> Dataset content

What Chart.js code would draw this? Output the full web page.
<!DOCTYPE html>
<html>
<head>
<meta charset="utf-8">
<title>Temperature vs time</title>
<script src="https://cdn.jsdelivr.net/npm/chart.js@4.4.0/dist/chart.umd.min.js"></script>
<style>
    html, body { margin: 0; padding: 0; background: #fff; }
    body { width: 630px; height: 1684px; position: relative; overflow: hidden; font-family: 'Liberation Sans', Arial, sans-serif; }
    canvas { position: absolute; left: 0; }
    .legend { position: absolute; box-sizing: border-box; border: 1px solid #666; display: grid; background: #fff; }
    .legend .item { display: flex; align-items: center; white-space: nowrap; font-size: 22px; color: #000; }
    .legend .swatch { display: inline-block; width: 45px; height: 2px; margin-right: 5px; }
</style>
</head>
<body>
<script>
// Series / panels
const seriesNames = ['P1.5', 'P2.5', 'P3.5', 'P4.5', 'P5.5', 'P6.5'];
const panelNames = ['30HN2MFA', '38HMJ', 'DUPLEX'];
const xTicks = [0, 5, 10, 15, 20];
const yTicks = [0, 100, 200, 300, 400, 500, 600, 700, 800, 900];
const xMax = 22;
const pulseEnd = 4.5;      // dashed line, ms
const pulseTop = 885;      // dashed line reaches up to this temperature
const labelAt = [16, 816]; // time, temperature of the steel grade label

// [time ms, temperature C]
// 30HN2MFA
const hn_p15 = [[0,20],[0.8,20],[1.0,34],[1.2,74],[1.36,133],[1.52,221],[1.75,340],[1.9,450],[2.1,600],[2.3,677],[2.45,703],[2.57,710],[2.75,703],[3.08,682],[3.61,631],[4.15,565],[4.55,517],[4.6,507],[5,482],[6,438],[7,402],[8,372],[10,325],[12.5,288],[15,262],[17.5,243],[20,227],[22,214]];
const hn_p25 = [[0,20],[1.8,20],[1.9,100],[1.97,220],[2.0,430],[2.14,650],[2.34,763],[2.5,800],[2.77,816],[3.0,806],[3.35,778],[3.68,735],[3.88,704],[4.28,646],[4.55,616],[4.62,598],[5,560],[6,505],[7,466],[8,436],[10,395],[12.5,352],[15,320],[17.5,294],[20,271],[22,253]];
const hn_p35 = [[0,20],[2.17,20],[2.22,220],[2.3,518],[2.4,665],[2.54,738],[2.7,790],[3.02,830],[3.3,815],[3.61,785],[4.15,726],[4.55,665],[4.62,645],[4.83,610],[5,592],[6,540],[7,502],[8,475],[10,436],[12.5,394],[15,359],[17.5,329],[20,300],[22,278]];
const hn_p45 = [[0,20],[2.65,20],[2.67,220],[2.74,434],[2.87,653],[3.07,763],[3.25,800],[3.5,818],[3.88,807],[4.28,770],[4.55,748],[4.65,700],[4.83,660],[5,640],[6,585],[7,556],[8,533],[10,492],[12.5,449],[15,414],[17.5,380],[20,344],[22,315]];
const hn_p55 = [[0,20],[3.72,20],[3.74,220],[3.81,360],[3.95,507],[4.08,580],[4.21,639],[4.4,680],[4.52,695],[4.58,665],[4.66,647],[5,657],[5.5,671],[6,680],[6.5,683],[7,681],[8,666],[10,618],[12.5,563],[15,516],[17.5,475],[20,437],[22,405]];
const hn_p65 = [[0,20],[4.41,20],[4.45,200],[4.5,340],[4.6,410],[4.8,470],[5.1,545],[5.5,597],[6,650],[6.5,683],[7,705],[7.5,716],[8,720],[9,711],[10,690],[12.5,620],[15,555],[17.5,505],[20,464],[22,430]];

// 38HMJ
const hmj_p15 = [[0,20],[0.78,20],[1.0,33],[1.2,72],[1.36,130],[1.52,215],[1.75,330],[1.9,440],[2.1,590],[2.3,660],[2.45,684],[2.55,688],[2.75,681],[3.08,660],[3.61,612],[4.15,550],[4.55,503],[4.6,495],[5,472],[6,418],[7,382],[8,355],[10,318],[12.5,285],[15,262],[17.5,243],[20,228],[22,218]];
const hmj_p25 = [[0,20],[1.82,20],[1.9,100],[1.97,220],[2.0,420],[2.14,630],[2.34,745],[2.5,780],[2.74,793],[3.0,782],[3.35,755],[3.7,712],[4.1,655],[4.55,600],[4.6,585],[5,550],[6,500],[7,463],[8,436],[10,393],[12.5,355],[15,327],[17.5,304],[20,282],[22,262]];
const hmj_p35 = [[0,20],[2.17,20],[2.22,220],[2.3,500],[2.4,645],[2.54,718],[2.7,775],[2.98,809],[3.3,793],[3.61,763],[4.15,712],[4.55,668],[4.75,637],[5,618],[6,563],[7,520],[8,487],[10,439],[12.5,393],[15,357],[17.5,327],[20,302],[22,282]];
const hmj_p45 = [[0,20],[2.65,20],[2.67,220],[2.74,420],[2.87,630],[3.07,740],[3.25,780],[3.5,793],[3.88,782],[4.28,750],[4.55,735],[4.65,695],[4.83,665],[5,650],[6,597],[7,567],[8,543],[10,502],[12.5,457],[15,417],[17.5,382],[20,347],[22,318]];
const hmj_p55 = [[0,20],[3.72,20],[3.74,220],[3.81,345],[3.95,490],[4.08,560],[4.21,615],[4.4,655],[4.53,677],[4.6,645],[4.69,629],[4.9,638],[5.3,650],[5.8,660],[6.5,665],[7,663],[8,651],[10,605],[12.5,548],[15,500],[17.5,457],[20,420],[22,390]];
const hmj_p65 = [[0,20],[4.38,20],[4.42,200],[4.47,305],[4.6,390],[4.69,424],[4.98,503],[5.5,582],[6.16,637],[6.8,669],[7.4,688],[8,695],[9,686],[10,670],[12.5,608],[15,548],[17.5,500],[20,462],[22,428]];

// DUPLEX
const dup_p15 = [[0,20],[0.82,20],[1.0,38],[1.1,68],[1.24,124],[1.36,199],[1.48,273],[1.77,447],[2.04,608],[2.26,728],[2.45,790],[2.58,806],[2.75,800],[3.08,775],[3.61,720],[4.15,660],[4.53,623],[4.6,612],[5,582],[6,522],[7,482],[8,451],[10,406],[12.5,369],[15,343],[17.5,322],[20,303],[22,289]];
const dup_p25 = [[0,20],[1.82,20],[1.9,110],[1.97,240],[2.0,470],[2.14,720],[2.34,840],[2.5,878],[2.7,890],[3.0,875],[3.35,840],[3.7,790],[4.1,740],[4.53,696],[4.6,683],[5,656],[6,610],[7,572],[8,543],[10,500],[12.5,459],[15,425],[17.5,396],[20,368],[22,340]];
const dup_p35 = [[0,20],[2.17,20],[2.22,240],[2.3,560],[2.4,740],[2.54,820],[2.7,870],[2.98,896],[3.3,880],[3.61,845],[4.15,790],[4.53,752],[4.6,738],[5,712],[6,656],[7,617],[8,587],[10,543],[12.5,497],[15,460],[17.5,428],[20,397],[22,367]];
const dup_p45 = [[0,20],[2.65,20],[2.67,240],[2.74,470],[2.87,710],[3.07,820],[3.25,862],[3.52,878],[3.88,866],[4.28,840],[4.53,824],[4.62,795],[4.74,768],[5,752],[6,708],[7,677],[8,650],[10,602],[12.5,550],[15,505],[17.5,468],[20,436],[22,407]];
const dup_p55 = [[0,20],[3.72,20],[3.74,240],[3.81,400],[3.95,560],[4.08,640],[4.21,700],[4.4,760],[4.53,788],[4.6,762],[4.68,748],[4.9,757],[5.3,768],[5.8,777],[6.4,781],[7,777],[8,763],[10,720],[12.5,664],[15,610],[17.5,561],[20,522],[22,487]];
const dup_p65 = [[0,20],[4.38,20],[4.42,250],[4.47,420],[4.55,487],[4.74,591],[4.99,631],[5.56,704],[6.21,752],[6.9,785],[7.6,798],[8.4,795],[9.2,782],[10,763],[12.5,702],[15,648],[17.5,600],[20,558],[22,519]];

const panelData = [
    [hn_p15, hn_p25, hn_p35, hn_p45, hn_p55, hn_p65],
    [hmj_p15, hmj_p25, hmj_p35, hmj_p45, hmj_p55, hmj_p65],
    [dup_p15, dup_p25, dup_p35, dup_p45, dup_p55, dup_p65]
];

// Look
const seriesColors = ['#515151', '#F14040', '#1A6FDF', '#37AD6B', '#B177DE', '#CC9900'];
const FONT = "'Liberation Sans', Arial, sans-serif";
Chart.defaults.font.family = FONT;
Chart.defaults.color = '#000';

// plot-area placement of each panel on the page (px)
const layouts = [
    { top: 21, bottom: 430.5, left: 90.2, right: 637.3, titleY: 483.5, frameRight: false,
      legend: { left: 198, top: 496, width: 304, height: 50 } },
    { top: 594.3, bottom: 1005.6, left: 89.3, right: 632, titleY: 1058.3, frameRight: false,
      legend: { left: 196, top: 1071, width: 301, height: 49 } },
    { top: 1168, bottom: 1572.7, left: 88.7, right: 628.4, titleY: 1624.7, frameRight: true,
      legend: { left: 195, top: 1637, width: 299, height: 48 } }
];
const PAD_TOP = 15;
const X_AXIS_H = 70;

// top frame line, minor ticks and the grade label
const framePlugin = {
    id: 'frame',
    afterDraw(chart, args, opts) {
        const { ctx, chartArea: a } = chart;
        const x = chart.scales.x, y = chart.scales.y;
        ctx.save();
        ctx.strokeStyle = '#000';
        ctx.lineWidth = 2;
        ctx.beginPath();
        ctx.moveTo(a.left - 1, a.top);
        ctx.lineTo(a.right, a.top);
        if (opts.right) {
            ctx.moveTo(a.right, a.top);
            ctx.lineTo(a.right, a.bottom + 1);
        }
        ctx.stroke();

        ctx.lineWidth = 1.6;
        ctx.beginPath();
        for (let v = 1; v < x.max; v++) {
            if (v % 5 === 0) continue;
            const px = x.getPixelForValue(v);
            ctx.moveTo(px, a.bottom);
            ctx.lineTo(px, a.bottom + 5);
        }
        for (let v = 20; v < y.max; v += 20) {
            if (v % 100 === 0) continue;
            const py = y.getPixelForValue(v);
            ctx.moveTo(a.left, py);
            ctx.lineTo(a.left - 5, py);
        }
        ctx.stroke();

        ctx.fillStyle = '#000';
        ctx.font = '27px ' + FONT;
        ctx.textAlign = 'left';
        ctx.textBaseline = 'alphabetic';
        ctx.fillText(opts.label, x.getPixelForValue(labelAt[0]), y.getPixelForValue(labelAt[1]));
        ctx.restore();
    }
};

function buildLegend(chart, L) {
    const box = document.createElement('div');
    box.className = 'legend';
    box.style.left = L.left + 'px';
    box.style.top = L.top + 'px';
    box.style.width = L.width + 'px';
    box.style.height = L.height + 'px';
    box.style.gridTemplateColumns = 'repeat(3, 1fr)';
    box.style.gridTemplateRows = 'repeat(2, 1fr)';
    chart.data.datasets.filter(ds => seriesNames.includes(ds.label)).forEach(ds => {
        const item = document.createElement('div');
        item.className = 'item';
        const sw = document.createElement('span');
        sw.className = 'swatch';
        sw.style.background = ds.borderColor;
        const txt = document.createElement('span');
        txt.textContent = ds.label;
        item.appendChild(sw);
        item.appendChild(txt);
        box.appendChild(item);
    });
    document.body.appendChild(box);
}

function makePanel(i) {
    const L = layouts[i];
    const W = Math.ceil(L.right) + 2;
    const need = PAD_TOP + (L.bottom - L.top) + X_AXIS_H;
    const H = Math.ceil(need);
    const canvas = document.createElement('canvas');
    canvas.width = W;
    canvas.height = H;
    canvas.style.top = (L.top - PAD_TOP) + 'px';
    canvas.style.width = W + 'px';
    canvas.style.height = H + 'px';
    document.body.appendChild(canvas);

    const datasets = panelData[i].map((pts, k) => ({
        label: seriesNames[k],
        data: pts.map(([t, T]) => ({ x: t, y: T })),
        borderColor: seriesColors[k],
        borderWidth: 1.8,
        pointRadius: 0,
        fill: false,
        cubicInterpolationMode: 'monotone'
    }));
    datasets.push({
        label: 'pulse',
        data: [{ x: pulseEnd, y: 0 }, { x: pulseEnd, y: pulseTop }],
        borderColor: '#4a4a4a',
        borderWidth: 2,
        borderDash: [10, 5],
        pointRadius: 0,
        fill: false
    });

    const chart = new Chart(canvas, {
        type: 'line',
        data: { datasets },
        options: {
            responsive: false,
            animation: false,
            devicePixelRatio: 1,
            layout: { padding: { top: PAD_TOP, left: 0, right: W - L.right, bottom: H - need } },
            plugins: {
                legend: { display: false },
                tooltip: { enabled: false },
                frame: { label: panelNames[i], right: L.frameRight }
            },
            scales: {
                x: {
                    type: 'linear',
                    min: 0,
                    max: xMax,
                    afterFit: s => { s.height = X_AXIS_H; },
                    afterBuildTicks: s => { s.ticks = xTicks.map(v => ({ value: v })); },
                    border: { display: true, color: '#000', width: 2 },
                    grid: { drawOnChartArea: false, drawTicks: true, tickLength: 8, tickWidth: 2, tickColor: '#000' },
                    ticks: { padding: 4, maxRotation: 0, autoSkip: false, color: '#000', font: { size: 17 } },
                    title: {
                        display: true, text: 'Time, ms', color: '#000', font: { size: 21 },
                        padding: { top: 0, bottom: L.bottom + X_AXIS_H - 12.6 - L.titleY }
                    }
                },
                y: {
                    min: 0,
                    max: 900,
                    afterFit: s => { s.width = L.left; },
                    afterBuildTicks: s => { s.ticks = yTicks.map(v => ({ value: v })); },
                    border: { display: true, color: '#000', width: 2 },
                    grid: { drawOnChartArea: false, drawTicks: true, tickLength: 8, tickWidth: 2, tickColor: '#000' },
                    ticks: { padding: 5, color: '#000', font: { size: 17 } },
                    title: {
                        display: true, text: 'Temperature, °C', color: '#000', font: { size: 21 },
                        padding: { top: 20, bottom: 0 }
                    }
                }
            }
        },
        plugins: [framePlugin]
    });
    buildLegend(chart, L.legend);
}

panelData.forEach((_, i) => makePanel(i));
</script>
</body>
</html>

---

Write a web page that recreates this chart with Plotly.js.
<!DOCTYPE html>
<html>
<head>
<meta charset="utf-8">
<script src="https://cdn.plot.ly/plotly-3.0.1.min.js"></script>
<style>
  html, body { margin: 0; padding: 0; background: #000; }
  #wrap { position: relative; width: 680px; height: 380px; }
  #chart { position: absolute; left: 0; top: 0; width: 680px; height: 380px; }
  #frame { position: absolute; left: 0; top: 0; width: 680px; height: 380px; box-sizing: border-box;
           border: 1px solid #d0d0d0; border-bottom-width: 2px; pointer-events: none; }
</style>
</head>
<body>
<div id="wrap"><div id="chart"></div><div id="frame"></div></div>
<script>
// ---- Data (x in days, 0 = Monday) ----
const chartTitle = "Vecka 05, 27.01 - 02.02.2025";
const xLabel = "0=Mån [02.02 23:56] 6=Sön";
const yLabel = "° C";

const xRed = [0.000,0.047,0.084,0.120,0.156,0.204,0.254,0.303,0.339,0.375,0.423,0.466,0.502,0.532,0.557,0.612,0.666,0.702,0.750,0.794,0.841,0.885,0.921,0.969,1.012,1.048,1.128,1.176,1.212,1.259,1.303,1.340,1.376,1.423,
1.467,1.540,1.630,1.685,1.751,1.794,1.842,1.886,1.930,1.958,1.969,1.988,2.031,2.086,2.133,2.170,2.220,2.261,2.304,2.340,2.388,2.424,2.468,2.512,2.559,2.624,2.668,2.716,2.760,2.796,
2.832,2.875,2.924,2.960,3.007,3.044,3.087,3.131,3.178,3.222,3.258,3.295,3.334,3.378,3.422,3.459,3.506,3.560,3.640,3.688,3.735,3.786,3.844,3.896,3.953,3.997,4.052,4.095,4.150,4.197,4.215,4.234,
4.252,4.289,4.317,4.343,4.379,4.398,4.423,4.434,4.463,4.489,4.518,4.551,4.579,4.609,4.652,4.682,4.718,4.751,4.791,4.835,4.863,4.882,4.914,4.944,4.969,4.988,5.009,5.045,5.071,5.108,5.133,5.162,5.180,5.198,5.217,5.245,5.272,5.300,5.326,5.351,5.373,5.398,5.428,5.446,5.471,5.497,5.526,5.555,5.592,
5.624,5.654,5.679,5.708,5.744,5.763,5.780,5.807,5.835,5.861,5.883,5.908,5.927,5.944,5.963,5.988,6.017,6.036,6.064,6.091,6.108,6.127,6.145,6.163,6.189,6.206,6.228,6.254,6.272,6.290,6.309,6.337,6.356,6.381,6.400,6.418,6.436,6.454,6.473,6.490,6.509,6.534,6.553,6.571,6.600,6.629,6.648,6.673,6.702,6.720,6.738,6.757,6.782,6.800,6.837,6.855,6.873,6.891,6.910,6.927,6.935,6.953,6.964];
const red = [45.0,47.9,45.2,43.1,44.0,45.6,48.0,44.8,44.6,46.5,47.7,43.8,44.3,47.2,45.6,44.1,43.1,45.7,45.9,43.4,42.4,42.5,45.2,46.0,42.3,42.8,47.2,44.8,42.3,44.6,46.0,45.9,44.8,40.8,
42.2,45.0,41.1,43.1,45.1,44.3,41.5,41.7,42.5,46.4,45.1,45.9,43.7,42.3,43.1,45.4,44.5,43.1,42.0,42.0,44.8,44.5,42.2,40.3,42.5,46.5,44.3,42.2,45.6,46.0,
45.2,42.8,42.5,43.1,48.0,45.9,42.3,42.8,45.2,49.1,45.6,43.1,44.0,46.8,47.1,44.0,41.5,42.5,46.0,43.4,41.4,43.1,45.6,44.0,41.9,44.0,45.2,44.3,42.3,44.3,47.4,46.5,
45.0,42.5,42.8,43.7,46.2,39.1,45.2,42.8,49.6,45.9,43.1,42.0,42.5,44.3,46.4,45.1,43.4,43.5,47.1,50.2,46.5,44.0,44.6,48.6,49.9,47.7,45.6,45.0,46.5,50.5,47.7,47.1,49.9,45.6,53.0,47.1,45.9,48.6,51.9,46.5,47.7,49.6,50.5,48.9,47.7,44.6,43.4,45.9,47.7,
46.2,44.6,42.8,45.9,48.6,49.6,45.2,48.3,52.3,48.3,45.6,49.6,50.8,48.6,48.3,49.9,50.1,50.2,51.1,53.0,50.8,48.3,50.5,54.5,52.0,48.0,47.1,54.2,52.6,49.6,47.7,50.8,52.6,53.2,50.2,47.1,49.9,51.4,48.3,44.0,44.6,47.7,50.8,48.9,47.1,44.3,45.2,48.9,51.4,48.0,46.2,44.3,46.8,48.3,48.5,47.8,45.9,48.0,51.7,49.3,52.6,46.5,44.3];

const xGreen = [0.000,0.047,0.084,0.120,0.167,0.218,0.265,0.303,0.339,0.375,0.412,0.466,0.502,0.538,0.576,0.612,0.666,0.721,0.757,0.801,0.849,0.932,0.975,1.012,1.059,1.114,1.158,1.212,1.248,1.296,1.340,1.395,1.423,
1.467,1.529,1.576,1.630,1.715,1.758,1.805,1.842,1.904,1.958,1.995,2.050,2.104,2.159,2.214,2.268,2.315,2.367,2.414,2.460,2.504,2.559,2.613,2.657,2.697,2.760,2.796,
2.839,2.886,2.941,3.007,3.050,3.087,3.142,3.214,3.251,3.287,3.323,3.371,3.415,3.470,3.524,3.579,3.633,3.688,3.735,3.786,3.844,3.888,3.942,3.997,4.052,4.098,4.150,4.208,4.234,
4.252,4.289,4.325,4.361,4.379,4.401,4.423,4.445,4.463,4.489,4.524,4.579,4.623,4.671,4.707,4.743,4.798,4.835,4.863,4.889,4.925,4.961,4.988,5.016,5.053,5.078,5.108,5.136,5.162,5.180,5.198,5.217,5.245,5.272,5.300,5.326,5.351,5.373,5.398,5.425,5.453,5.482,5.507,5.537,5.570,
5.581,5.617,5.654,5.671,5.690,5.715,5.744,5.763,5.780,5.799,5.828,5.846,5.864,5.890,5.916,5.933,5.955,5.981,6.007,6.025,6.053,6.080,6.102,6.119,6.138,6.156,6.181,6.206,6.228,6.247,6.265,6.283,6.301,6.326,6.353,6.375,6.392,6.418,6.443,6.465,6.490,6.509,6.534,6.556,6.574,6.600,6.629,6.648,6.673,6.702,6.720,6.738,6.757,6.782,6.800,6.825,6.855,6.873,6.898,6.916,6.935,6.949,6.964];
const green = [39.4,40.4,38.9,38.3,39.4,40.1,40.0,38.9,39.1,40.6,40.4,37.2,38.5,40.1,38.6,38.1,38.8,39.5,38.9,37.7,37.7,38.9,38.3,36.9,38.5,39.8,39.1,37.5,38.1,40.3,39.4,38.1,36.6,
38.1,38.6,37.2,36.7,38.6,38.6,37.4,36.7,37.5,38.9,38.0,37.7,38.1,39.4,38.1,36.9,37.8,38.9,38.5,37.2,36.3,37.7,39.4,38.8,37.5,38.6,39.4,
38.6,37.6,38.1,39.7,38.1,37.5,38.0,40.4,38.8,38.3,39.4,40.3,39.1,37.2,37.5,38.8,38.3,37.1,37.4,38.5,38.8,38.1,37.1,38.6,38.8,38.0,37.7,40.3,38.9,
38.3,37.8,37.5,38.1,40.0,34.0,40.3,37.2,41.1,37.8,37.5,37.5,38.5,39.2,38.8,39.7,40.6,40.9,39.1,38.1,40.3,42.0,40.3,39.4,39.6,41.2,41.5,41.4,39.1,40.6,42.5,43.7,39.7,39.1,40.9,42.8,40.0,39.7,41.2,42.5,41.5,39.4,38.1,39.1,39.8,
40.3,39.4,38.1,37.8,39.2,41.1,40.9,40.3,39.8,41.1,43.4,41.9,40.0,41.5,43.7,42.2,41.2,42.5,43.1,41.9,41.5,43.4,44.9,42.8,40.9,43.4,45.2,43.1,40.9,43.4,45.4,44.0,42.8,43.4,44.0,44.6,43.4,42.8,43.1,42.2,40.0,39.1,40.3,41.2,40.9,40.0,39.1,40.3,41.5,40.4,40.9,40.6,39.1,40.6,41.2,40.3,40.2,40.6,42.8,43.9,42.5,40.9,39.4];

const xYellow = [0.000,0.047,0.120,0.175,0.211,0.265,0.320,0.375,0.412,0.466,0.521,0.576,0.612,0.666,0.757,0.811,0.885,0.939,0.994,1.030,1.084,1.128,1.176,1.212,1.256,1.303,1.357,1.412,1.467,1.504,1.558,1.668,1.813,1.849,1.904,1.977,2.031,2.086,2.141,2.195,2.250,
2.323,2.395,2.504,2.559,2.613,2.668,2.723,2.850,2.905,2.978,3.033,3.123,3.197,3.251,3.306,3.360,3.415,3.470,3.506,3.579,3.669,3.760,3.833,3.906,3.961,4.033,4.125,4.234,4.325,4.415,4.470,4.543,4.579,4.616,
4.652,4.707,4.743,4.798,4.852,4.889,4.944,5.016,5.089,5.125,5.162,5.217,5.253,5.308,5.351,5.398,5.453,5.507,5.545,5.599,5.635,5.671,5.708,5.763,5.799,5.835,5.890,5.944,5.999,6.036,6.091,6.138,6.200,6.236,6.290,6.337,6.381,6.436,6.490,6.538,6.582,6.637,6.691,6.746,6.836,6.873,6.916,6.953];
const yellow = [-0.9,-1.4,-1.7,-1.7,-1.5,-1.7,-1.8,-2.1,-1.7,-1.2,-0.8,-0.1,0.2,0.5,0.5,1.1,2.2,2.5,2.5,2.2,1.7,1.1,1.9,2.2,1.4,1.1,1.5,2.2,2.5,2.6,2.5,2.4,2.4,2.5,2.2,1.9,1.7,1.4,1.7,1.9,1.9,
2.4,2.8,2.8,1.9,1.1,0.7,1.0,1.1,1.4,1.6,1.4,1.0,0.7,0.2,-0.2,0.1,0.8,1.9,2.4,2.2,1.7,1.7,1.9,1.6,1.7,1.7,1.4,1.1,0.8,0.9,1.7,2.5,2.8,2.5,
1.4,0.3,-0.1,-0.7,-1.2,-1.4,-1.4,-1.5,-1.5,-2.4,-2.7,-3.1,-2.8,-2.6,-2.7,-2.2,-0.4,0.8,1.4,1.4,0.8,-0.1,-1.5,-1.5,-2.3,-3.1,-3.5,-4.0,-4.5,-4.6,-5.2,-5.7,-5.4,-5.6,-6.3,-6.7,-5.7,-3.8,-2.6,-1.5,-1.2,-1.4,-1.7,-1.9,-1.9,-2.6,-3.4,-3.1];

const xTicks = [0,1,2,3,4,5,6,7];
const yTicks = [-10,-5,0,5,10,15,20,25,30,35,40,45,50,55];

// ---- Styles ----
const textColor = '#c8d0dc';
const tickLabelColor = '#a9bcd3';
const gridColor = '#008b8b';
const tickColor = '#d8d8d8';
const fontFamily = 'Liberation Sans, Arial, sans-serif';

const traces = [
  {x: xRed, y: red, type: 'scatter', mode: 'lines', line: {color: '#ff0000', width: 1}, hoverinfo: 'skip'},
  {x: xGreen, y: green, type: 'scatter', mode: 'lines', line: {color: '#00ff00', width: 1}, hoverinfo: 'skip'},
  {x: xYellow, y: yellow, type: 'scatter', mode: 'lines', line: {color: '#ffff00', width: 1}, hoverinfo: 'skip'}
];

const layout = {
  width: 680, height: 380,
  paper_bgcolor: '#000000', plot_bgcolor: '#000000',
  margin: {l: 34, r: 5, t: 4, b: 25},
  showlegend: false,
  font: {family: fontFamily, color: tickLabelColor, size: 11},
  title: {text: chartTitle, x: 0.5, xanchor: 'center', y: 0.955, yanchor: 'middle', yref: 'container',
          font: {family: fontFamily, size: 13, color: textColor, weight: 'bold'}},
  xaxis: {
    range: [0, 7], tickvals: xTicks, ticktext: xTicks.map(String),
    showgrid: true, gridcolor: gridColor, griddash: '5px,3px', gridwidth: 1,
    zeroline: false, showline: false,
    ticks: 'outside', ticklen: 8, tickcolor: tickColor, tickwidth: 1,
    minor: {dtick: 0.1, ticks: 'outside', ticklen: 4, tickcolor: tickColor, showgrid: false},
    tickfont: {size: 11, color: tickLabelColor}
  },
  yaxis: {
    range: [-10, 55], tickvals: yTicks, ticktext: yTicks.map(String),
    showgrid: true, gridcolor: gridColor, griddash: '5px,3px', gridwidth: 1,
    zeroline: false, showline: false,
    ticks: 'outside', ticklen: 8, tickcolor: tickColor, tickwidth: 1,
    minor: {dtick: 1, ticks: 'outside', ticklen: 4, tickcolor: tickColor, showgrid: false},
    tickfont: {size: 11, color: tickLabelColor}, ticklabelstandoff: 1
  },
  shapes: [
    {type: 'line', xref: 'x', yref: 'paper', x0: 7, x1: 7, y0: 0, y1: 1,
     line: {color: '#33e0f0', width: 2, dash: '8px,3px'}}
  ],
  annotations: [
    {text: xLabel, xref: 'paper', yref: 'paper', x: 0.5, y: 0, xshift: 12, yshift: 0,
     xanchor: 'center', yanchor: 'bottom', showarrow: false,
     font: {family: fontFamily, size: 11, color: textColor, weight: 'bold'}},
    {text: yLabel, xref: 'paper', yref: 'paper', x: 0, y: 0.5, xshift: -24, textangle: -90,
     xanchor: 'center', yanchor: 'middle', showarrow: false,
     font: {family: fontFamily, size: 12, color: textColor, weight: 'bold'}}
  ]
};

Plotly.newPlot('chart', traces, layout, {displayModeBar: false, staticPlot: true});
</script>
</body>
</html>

> Stated problem
Identify and list each line with the word "page".

> Written solution
What Chart.js code would draw this? Output the full web page.
// plot-area placement of each panel on the page (px)
Write a web page that recreates this chart with Plotly.js.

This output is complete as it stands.